**WRITTEN EXERCISE:** Your task is to print all of the data word for word.

++++++++++++++++++++

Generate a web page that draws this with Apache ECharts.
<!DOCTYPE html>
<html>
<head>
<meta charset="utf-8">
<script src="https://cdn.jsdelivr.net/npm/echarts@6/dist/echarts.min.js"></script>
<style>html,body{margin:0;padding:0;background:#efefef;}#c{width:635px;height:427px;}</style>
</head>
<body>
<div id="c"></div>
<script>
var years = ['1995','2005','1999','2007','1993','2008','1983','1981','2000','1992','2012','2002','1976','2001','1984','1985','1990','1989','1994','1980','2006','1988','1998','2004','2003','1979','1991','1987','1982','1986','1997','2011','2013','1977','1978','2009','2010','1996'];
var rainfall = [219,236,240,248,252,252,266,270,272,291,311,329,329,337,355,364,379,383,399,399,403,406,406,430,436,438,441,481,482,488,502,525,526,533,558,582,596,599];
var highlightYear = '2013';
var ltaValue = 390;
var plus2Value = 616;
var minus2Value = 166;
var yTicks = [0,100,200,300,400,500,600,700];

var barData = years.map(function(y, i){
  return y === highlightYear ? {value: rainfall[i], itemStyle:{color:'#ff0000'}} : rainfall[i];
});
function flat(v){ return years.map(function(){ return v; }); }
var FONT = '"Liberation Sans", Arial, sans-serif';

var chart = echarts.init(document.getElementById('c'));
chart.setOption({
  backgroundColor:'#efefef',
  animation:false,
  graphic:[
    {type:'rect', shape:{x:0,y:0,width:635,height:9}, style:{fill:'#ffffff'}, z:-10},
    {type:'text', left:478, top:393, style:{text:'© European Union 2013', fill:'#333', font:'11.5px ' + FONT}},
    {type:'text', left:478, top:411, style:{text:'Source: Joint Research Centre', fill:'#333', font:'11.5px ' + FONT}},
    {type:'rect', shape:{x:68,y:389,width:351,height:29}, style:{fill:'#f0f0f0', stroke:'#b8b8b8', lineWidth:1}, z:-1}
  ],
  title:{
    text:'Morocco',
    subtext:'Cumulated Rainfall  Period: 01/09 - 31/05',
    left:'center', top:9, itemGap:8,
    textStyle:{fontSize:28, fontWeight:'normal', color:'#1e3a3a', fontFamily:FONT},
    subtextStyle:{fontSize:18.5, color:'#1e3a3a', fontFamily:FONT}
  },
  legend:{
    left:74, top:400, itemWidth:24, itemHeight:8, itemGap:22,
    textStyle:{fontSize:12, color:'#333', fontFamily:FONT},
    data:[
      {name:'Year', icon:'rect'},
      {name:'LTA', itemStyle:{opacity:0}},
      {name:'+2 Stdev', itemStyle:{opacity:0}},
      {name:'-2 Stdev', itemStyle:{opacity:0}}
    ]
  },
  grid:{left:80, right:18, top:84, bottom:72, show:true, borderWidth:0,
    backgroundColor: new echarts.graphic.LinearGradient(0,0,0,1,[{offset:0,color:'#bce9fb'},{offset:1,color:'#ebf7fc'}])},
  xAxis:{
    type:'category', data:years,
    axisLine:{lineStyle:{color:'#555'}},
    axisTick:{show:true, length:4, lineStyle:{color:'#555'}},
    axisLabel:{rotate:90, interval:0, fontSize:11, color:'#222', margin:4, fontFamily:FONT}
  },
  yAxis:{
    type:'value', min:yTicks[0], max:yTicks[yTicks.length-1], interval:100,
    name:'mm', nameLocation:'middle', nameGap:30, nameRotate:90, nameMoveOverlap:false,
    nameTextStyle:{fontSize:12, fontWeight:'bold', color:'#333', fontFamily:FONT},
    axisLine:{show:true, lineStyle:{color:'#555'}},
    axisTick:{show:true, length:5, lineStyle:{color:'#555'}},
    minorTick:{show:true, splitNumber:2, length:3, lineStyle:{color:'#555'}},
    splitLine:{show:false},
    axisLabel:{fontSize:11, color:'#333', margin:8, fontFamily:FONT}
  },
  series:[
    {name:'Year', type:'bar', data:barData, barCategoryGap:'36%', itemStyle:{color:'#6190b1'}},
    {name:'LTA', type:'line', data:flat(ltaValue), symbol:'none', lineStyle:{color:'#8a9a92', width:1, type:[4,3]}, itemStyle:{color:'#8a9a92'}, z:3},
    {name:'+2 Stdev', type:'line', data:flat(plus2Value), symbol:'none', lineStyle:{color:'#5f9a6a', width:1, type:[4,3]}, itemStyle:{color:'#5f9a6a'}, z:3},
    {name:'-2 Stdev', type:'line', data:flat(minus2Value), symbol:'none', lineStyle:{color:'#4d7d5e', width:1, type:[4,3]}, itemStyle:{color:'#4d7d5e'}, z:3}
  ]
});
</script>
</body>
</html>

++++++++++++++++++++

**EXERCISE ANSWER:**
Generate a web page that draws this with Apache ECharts.
<!DOCTYPE html>
<html>
<head>
<meta charset="utf-8">
<script src="https://cdn.jsdelivr.net/npm/echarts@6/dist/echarts.min.js"></script>
<style>html,body{margin:0;padding:0;background:#efefef;}#c{width:635px;height:427px;}</style>
</head>
<body>
<div id="c"></div>
<script>
var years = ['1995','2005','1999','2007','1993','2008','1983','1981','2000','1992','2012','2002','1976','2001','1984','1985','1990','1989','1994','1980','2006','1988','1998','2004','2003','1979','1991','1987','1982','1986','1997','2011','2013','1977','1978','2009','2010','1996'];
var rainfall = [219,236,240,248,252,252,266,270,272,291,311,329,329,337,355,364,379,383,399,399,403,406,406,430,436,438,441,481,482,488,502,525,526,533,558,582,596,599];
var highlightYear = '2013';
var ltaValue = 390;
var plus2Value = 616;
var minus2Value = 166;
var yTicks = [0,100,200,300,400,500,600,700];

var barData = years.map(function(y, i){
  return y === highlightYear ? {value: rainfall[i], itemStyle:{color:'#ff0000'}} : rainfall[i];
});
function flat(v){ return years.map(function(){ return v; }); }
var FONT = '"Liberation Sans", Arial, sans-serif';

var chart = echarts.init(document.getElementById('c'));
chart.setOption({
  backgroundColor:'#efefef',
  animation:false,
  graphic:[
    {type:'rect', shape:{x:0,y:0,width:635,height:9}, style:{fill:'#ffffff'}, z:-10},
    {type:'text', left:478, top:393, style:{text:'© European Union 2013', fill:'#333', font:'11.5px ' + FONT}},
    {type:'text', left:478, top:411, style:{text:'Source: Joint Research Centre', fill:'#333', font:'11.5px ' + FONT}},
    {type:'rect', shape:{x:68,y:389,width:351,height:29}, style:{fill:'#f0f0f0', stroke:'#b8b8b8', lineWidth:1}, z:-1}
  ],
  title:{
    text:'Morocco',
    subtext:'Cumulated Rainfall  Period: 01/09 - 31/05',
    left:'center', top:9, itemGap:8,
    textStyle:{fontSize:28, fontWeight:'normal', color:'#1e3a3a', fontFamily:FONT},
    subtextStyle:{fontSize:18.5, color:'#1e3a3a', fontFamily:FONT}
  },
  legend:{
    left:74, top:400, itemWidth:24, itemHeight:8, itemGap:22,
    textStyle:{fontSize:12, color:'#333', fontFamily:FONT},
    data:[
      {name:'Year', icon:'rect'},
      {name:'LTA', itemStyle:{opacity:0}},
      {name:'+2 Stdev', itemStyle:{opacity:0}},
      {name:'-2 Stdev', itemStyle:{opacity:0}}
    ]
  },
  grid:{left:80, right:18, top:84, bottom:72, show:true, borderWidth:0,
    backgroundColor: new echarts.graphic.LinearGradient(0,0,0,1,[{offset:0,color:'#bce9fb'},{offset:1,color:'#ebf7fc'}])},
  xAxis:{
    type:'category', data:years,
    axisLine:{lineStyle:{color:'#555'}},
    axisTick:{show:true, length:4, lineStyle:{color:'#555'}},
    axisLabel:{rotate:90, interval:0, fontSize:11, color:'#222', margin:4, fontFamily:FONT}
  },
  yAxis:{
    type:'value', min:yTicks[0], max:yTicks[yTicks.length-1], interval:100,
    name:'mm', nameLocation:'middle', nameGap:30, nameRotate:90, nameMoveOverlap:false,
    nameTextStyle:{fontSize:12, fontWeight:'bold', color:'#333', fontFamily:FONT},
    axisLine:{show:true, lineStyle:{color:'#555'}},
    axisTick:{show:true, length:5, lineStyle:{color:'#555'}},
    minorTick:{show:true, splitNumber:2, length:3, lineStyle:{color:'#555'}},
    splitLine:{show:false},
    axisLabel:{fontSize:11, color:'#333', margin:8, fontFamily:FONT}
  },
  series:[
    {name:'Year', type:'bar', data:barData, barCategoryGap:'36%', itemStyle:{color:'#6190b1'}},
    {name:'LTA', type:'line', data:flat(ltaValue), symbol:'none', lineStyle:{color:'#8a9a92', width:1, type:[4,3]}, itemStyle:{color:'#8a9a92'}, z:3},
    {name:'+2 Stdev', type:'line', data:flat(plus2Value), symbol:'none', lineStyle:{color:'#5f9a6a', width:1, type:[4,3]}, itemStyle:{color:'#5f9a6a'}, z:3},
    {name:'-2 Stdev', type:'line', data:flat(minus2Value), symbol:'none', lineStyle:{color:'#4d7d5e', width:1, type:[4,3]}, itemStyle:{color:'#4d7d5e'}, z:3}
  ]
});
</script>
</body>
</html>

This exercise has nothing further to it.